Want fast answers to big questions about your market, competitive products, or customers’ behaviors and attitudes? First look for existing research.

When companies start exploring new features, new products, or new markets, they often need to answer big research questions. For example: How has Internet radio changed the way people listen to FM radio? When and why do consumers rent cars vs. use other transportation options? What are people’s use and attitudes towards online security? Or cloud services? Or online coupons?

As a user researcher, I’m often asked to answer these kind of tough questions, which can require time-consuming and expensive market research. Since I’m naturally lazy and startups are impatient, I first look for research that someone else has already published (and often conducted with more academic rigor than I would have time to do myself). Depending on the topic and my luck, I can usually track down some helpful articles in less than 30 minutes, and a pile of them in 1–2 hours. Here’s how:

Start with Google

Sure, it’s obvious, but Google can give you a great lay of the land. Try both a regular Google search and Google Scholar.
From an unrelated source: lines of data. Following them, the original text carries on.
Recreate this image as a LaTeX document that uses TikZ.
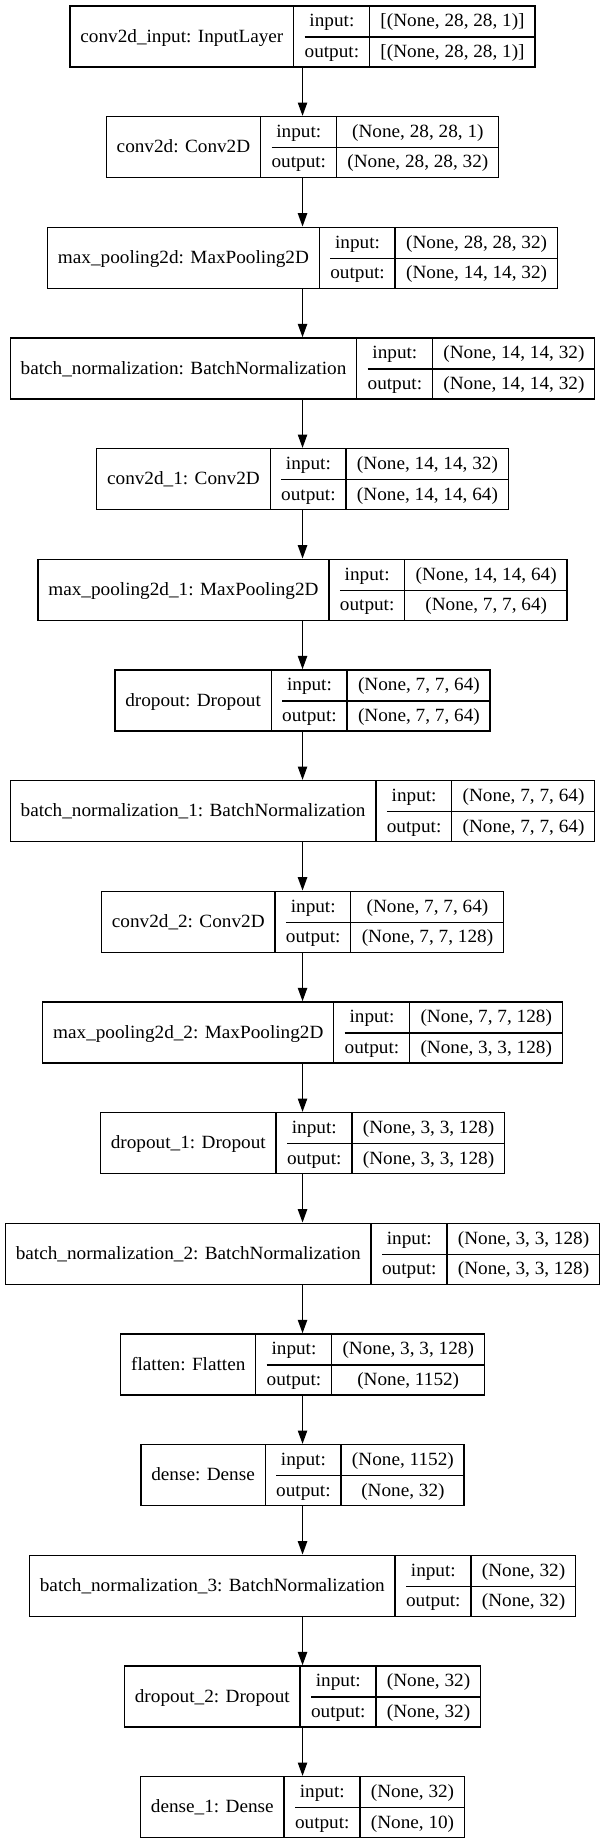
\documentclass[tikz,border=0pt]{standalone}
\usepackage{fontspec}
\setmainfont{Liberation Serif}[FakeStretch=1.03]
\usetikzlibrary{positioning,arrows.meta}

\newlength{\cpad}\setlength{\cpad}{7.75pt}
\newcommand{\rowstrut}{\rule[-7.3pt]{0pt}{22.95pt}}
\newcommand{\layerbox}[3]{%
  \setlength{\arrayrulewidth}{1pt}\renewcommand{\arraystretch}{0}%
  \begin{tabular}{@{\hspace{\cpad}}c@{\hspace{\cpad}}|@{\hspace{\cpad}}c@{\hspace{\cpad}}|@{\hspace{\cpad}}c@{\hspace{\cpad}}}
    & \rowstrut input: & #2\\ \cline{2-3}
    \raisebox{11.475pt}[0pt][0pt]{#1} & \rowstrut output: & #3
  \end{tabular}}

\begin{document}
\begin{tikzpicture}[node distance=36.1pt,
    layer/.style={draw, line width=1pt, inner sep=0pt, font=\fontsize{14pt}{16pt}\selectfont},
    link/.style={-{Triangle[length=10pt,width=7pt]}, line width=1pt}]
  \useasboundingbox (0,0) rectangle (453.75pt,-1383pt);

  \node[layer, anchor=north] (input) at (226.9pt,-3.9pt)
    {\layerbox{conv2d\_input: InputLayer}{[(None, 28, 28, 1)]}{[(None, 28, 28, 1)]}};
  \node[layer, below=of input] (conv)
    {\layerbox{conv2d: Conv2D}{(None, 28, 28, 1)}{(None, 28, 28, 32)}};
  \node[layer, below=of conv] (pool)
    {\layerbox{max\_pooling2d: MaxPooling2D}{(None, 28, 28, 32)}{(None, 14, 14, 32)}};
  \node[layer, below=of pool] (bn)
    {\layerbox{batch\_normalization: BatchNormalization}{(None, 14, 14, 32)}{(None, 14, 14, 32)}};
  \node[layer, below=of bn] (conv1)
    {\layerbox{conv2d\_1: Conv2D}{(None, 14, 14, 32)}{(None, 14, 14, 64)}};
  \node[layer, below=of conv1] (pool1)
    {\layerbox{max\_pooling2d\_1: MaxPooling2D}{(None, 14, 14, 64)}{(None, 7, 7, 64)}};
  \node[layer, below=of pool1] (drop)
    {\layerbox{dropout: Dropout}{(None, 7, 7, 64)}{(None, 7, 7, 64)}};
  \node[layer, below=of drop] (bn1)
    {\layerbox{batch\_normalization\_1: BatchNormalization}{(None, 7, 7, 64)}{(None, 7, 7, 64)}};
  \node[layer, below=of bn1] (conv2)
    {\layerbox{conv2d\_2: Conv2D}{(None, 7, 7, 64)}{(None, 7, 7, 128)}};
  \node[layer, below=of conv2] (pool2)
    {\layerbox{max\_pooling2d\_2: MaxPooling2D}{(None, 7, 7, 128)}{(None, 3, 3, 128)}};
  \node[layer, below=of pool2] (drop1)
    {\layerbox{dropout\_1: Dropout}{(None, 3, 3, 128)}{(None, 3, 3, 128)}};
  \node[layer, below=of drop1] (bn2)
    {\layerbox{batch\_normalization\_2: BatchNormalization}{(None, 3, 3, 128)}{(None, 3, 3, 128)}};
  \node[layer, below=of bn2] (flat)
    {\layerbox{flatten: Flatten}{(None, 3, 3, 128)}{(None, 1152)}};
  \node[layer, below=of flat] (dense)
    {\layerbox{dense: Dense}{(None, 1152)}{(None, 32)}};
  \node[layer, below=of dense] (bn3)
    {\layerbox{batch\_normalization\_3: BatchNormalization}{(None, 32)}{(None, 32)}};
  \node[layer, below=of bn3] (drop2)
    {\layerbox{dropout\_2: Dropout}{(None, 32)}{(None, 32)}};
  \node[layer, below=of drop2] (dense1)
    {\layerbox{dense\_1: Dense}{(None, 32)}{(None, 10)}};

  \draw[link] (input) -- (conv);
  \draw[link] (conv) -- (pool);
  \draw[link] (pool) -- (bn);
  \draw[link] (bn) -- (conv1);
  \draw[link] (conv1) -- (pool1);
  \draw[link] (pool1) -- (drop);
  \draw[link] (drop) -- (bn1);
  \draw[link] (bn1) -- (conv2);
  \draw[link] (conv2) -- (pool2);
  \draw[link] (pool2) -- (drop1);
  \draw[link] (drop1) -- (bn2);
  \draw[link] (bn2) -- (flat);
  \draw[link] (flat) -- (dense);
  \draw[link] (dense) -- (bn3);
  \draw[link] (bn3) -- (drop2);
  \draw[link] (drop2) -- (dense1);
\end{tikzpicture}
\end{document}
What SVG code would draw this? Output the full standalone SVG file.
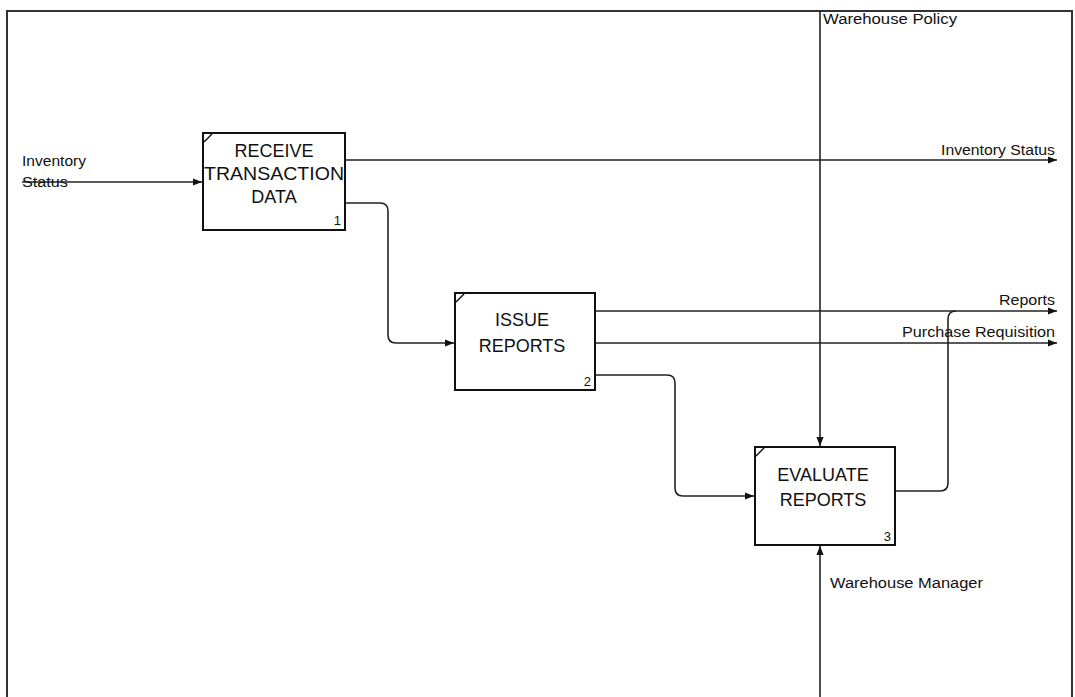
<svg xmlns="http://www.w3.org/2000/svg" width="1075" height="697" viewBox="0 0 1075 697">
<style>
.frame{fill:none;stroke:#333;stroke-width:2}
.box{fill:#fff;stroke:#111;stroke-width:2}
.tick{fill:none;stroke:#111;stroke-width:1.5}
.title{font-family:"Liberation Sans",Arial,sans-serif;font-size:18px;fill:#111;text-anchor:middle}
.num{font-family:"Liberation Sans",Arial,sans-serif;font-size:13px;fill:#111;text-anchor:end}
.lbl{font-family:"Liberation Sans",Arial,sans-serif;font-size:14px;fill:#111}
.c{fill:none;stroke:#222;stroke-width:1.6}
</style>
<defs>
<marker id="arr" viewBox="0 0 10 10" refX="10" refY="5" markerWidth="9" markerHeight="9" markerUnits="userSpaceOnUse" orient="auto">
<path d="M0,1 L10,5 L0,9 Z" fill="#111"/>
</marker>
</defs>
<rect width="1075" height="697" fill="#fff"/>
<path class="frame" d="M7,710 L7,11 L1072,11 L1072,710"/>
<g id="connectors">
<path class="c" d="M22,182 L202,182" marker-end="url(#arr)"/>
<path class="c" d="M345,160 L1057,160" marker-end="url(#arr)"/>
<path class="c" d="M345,203 L380,203 Q388,203 388,211 L388,335 Q388,343 396,343 L454,343" marker-end="url(#arr)"/>
<path class="c" d="M595,311 L1057,311" marker-end="url(#arr)"/>
<path class="c" d="M595,343 L1057,343" marker-end="url(#arr)"/>
<path class="c" d="M595,375 L667,375 Q675,375 675,383 L675,488 Q675,496 683,496 L754,496" marker-end="url(#arr)"/>
<path class="c" d="M820,11 L820,446" marker-end="url(#arr)"/>
<path class="c" d="M820,697 L820,546" marker-end="url(#arr)"/>
<path class="c" d="M895,491 L940,491 Q948,491 948,483 L948,319 Q948,311 956,311"/>
</g>
<g id="label-inventory-in">
<text class="lbl" x="22" y="166" textLength="64" lengthAdjust="spacingAndGlyphs">Inventory</text>
<text class="lbl" x="22" y="187" textLength="46" lengthAdjust="spacingAndGlyphs">Status</text>
</g>
<g id="label-inventory-out"><text class="lbl" x="1055" y="155" text-anchor="end" textLength="114" lengthAdjust="spacingAndGlyphs">Inventory Status</text></g>
<g id="label-reports"><text class="lbl" x="1055" y="305" text-anchor="end" textLength="56" lengthAdjust="spacingAndGlyphs">Reports</text></g>
<g id="label-purchase"><text class="lbl" x="1055" y="337" text-anchor="end" textLength="153" lengthAdjust="spacingAndGlyphs">Purchase Requisition</text></g>
<g id="label-policy"><text class="lbl" x="823" y="24" textLength="134" lengthAdjust="spacingAndGlyphs">Warehouse Policy</text></g>
<g id="label-manager"><text class="lbl" x="830" y="588" textLength="153" lengthAdjust="spacingAndGlyphs">Warehouse Manager</text></g>
<g id="node1">
<rect class="box" x="203" y="133" width="142" height="97"/>
<path class="tick" d="M204,142 L212,134"/>
<text class="title" x="274" y="157">RECEIVE</text>
<text class="title" x="274" y="180" textLength="140" lengthAdjust="spacingAndGlyphs">TRANSACTION</text>
<text class="title" x="274" y="203">DATA</text>
<text class="num" x="341" y="225">1</text>
</g>
<g id="node2">
<rect class="box" x="455" y="293" width="140" height="97"/>
<path class="tick" d="M456,302 L464,294"/>
<text class="title" x="522" y="326">ISSUE</text>
<text class="title" x="522" y="352">REPORTS</text>
<text class="num" x="591" y="386">2</text>
</g>
<g id="node3">
<rect class="box" x="755" y="447" width="140" height="98"/>
<path class="tick" d="M756,456 L764,448"/>
<text class="title" x="823" y="481">EVALUATE</text>
<text class="title" x="823" y="506">REPORTS</text>
<text class="num" x="891" y="541">3</text>
</g>
</svg>
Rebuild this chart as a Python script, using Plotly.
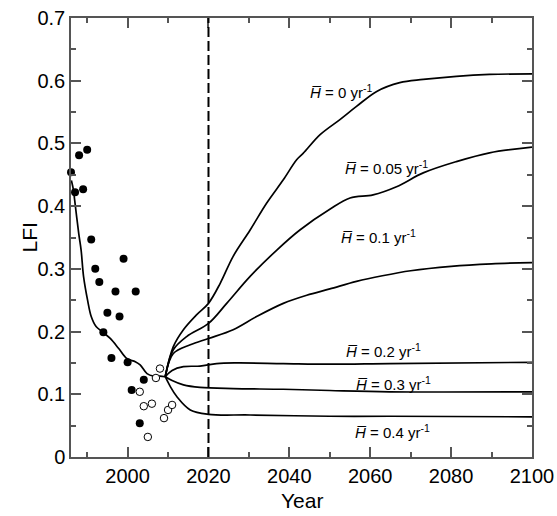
import plotly.graph_objects as go

# Observed data (filled circles)
obs_years = [1986, 1987, 1988, 1989, 1990, 1991, 1992, 1993, 1994, 1995,
             1996, 1997, 1998, 1999, 2000, 2001, 2002, 2003, 2004]
obs_lfi = [0.454, 0.422, 0.481, 0.427, 0.490, 0.347, 0.300, 0.279, 0.199, 0.230,
           0.158, 0.264, 0.224, 0.316, 0.151, 0.107, 0.264, 0.054, 0.123]

# Recent data (open circles)
new_years = [2003, 2004, 2005, 2006, 2007, 2008, 2009, 2010, 2011]
new_lfi = [0.104, 0.081, 0.032, 0.085, 0.126, 0.141, 0.062, 0.075, 0.083]

# Model hindcast
fit_years = [1986.1, 1986.6, 1986.9, 1987.9, 1988.5, 1989.1, 1990.1, 1991.0, 1992.2,
             1993.7, 1995.7, 1997.8, 1999.8, 2001.9, 2003.1, 2004.8, 2006.4, 2008.0, 2009.3]
fit_lfi = [0.441, 0.426, 0.410, 0.357, 0.330, 0.288, 0.250, 0.224, 0.208,
           0.200, 0.189, 0.173, 0.157, 0.152, 0.147, 0.133, 0.129, 0.129, 0.128]

# Projections for each harvest rate
proj = {
    "0": ([2009.3, 2011.3, 2013.8, 2017.1, 2020.0, 2022.9, 2026.1, 2030.3, 2034.4, 2038.5,
           2041.8, 2043.4, 2047.6, 2052.5, 2056.6, 2061.6, 2067.3, 2073.1, 2081.3, 2089.5, 2100],
          [0.128, 0.176, 0.203, 0.227, 0.245, 0.277, 0.320, 0.362, 0.405, 0.442,
           0.474, 0.484, 0.514, 0.538, 0.559, 0.583, 0.597, 0.602, 0.607, 0.610, 0.611]),
    "0.05": ([2009.3, 2011.3, 2014.6, 2020.0, 2024.5, 2030.3, 2036.9, 2042.6, 2050.0,
              2055.0, 2060.7, 2066.5, 2073.1, 2081.3, 2089.5, 2100],
             [0.128, 0.171, 0.192, 0.213, 0.245, 0.288, 0.330, 0.362, 0.395,
              0.413, 0.418, 0.431, 0.453, 0.471, 0.485, 0.494]),
    "0.1": ([2009.3, 2011.3, 2015.5, 2020.0, 2026.1, 2031.9, 2038.5, 2044.3, 2050.0,
             2056.6, 2063.0, 2070.0, 2080.0, 2090.0, 2100],
            [0.128, 0.165, 0.179, 0.189, 0.203, 0.224, 0.245, 0.258, 0.268,
             0.280, 0.289, 0.297, 0.304, 0.308, 0.310]),
    "0.2": ([2009.3, 2011.0, 2013.8, 2017.9, 2022.0, 2027.0, 2038.5, 2050.0, 2064.8, 2100],
            [0.128, 0.138, 0.144, 0.145, 0.149, 0.150, 0.149, 0.148, 0.149, 0.151]),
    "0.3": ([2009.3, 2011.0, 2013.8, 2017.9, 2026.1, 2038.5, 2050.0, 2064.8, 2100],
            [0.128, 0.122, 0.115, 0.111, 0.109, 0.108, 0.106, 0.104, 0.104]),
    "0.4": ([2009.3, 2010.5, 2012.2, 2015.5, 2020.0, 2030.3, 2050.0, 2064.8, 2100],
            [0.128, 0.113, 0.096, 0.075, 0.068, 0.067, 0.065, 0.065, 0.064]),
}

label_rates = ["0", "0.05", "0.1", "0.2", "0.3", "0.4"]
label_x = [2052.7, 2064.1, 2062.1, 2063.4, 2065.8, 2065.5]
label_y = [0.583, 0.461, 0.351, 0.170, 0.117, 0.040]

fig = go.Figure()

fig.add_trace(go.Scatter(x=fit_years, y=fit_lfi, mode="lines", line_shape="spline",
                         line=dict(color="black", width=1.7), showlegend=False))
for rate in label_rates:
    xs, ys = proj[rate]
    fig.add_trace(go.Scatter(x=xs, y=ys, mode="lines", line_shape="spline",
                             line=dict(color="black", width=1.7), showlegend=False))

fig.add_trace(go.Scatter(x=obs_years, y=obs_lfi, mode="markers", cliponaxis=False,
                         marker=dict(color="black", size=8), showlegend=False))
fig.add_trace(go.Scatter(x=new_years, y=new_lfi, mode="markers", cliponaxis=False,
                         marker=dict(color="white", size=7.5, line=dict(color="black", width=1)),
                         showlegend=False))

fig.add_vline(x=2020, line=dict(color="black", width=2, dash="10px,4px"))

for r, lx, ly in zip(label_rates, label_x, label_y):
    fig.add_annotation(x=lx, y=ly, text=f"<i>H\u0305</i> = {r} yr<sup>-1</sup>",
                       showarrow=False, font=dict(size=15, color="black"))

# axis titles as paper annotations for exact placement
fig.add_annotation(xref="paper", yref="paper", x=0.5, y=-0.1, text="Year",
                   showarrow=False, font=dict(size=21, color="black"),
                   xanchor="center", yanchor="middle")
fig.add_annotation(xref="paper", yref="paper", x=-0.089, y=0.5, text="LFI",
                   showarrow=False, font=dict(size=21, color="black"), textangle=-90,
                   xanchor="center", yanchor="middle")

axis_common = dict(
    showline=True, linecolor="#555555", linewidth=1.5, mirror="ticks",
    ticks="inside", ticklen=10, tickwidth=1.5, tickcolor="#555555",
    showgrid=False, zeroline=False, automargin=False,
    tickfont=dict(size=20, color="black"),
)

fig.update_xaxes(range=[1986, 2100], tickvals=[2000, 2020, 2040, 2060, 2080, 2100],
                 minor=dict(dtick=10, tick0=1990, ticks="inside", ticklen=5, tickwidth=1.5,
                            tickcolor="#555555"),
                 **axis_common)
fig.update_yaxes(range=[0, 0.7], tickvals=[0, 0.1, 0.2, 0.3, 0.4, 0.5, 0.6, 0.7],
                 ticktext=["0", "0.1", "0.2", "0.3", "0.4", "0.5", "0.6", "0.7"],
                 minor=dict(dtick=0.05, tick0=0, ticks="inside", ticklen=5, tickwidth=1.5,
                            tickcolor="#555555"),
                 **axis_common)

fig.update_layout(
    width=557, height=516,
    margin=dict(l=71, r=25, t=18, b=59),
    plot_bgcolor="white", paper_bgcolor="white",
    font=dict(family="Liberation Sans, Arial, sans-serif", color="black"),
)

fig.write_html("out.html", config={"displayModeBar": False},
               post_script="document.body.style.margin='0px';document.body.style.overflow='hidden';")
Don’t hesitate to just type in the question you’re wondering about. At first, don’t be too picky. Glance briefly at any results and articles that seem even slightly relevant. As I review search results, I look for different terms, phrases, ideas, jargon, authors, and names of research companies I can try as keywords for additional searches.

As I find interesting articles and quotes and charts, I copy them into a Google document (along with titles and links to the articles). I don’t worry too much about organizing it at first. It’s easier to do that later after I’ve seen and learned more.

Skim abstracts, conclusions, and bibliographies

Don’t avoid academic articles — but don’t waste your time reading them, either. If the abstract or intro look interesting, then scan the conclusions or discussion section at the end. The goal is to quickly triage articles to find the ones that are most relevant and useful. If the article is interesting, Google the author’s name or visit her site to see if she’s written anything else useful. And don’t forget to scan the bibliographies of good articles for interesting references.

Search research centers and organizations

Two of my favorite sources are Pew Internet and ACM Digital Library. Even if I find an interesting article locked behind a registration wall, Googling the exact title will often reveal the full text elsewhere, such as on the author’s personal site.

Search for syndicated research

Depending on the topic, I try searching sites like Forrester, Gartner, and Jupiter, as well as any domain-specific research companies I’ve uncovered in my Google searches. If you don’t want to pay for the companies’ expensive reports, search the Web to find newspaper or journal articles that summarize key parts of the reports.

Take advantage of less-obvious sources

  • Look for product reviews and comparisons in industry and consumer publications (including Consumer Reports). Reviewers often do a good job of summarizing key differences between products and highlighting features that are important to customers.
  • Sites for industry and professional associations often include links to research, white papers, and various publications. And associations exist for just about anything you can imagine, as you can see from the Yahoo! Directory of Trade Associations and Weddle’s Association Directory.
  • I’ve also found great statistics and infographics on Pinterest. Just try searching for your topic + [stats] or [statistics] or [infographic], etc. For example, look at these results from searching Pinterest for “Facebook stats.”

Reach out to experts

If your searching turns up anyone who seems like an expert in whatever you’re investigating, you have nothing to lose by trying to contact them directly. A brief conversation with an expert can usually give you a good overview of the area you’re exploring, highlighting key issues to consider.

Summarize and synthesize

After an hour or two of hunting and gathering relevant quotes and charts and data, I find it useful to stop and review it all, organizing my clippings into some kind of meaningful subtopics. I try to draw some conclusions and implications about what I’ve learned so far. Then I assess which areas — if any — require additional searching, or if it’s time to turn to other research methods.

I’ve used this process many times to quickly investigate a market, a product landscape, and customers’ attitudes and behaviors. Unfortunately, many companies don’t think to take advantage of all the existing research that’s out there. I hope this will make it easier for you to find those hidden treasures.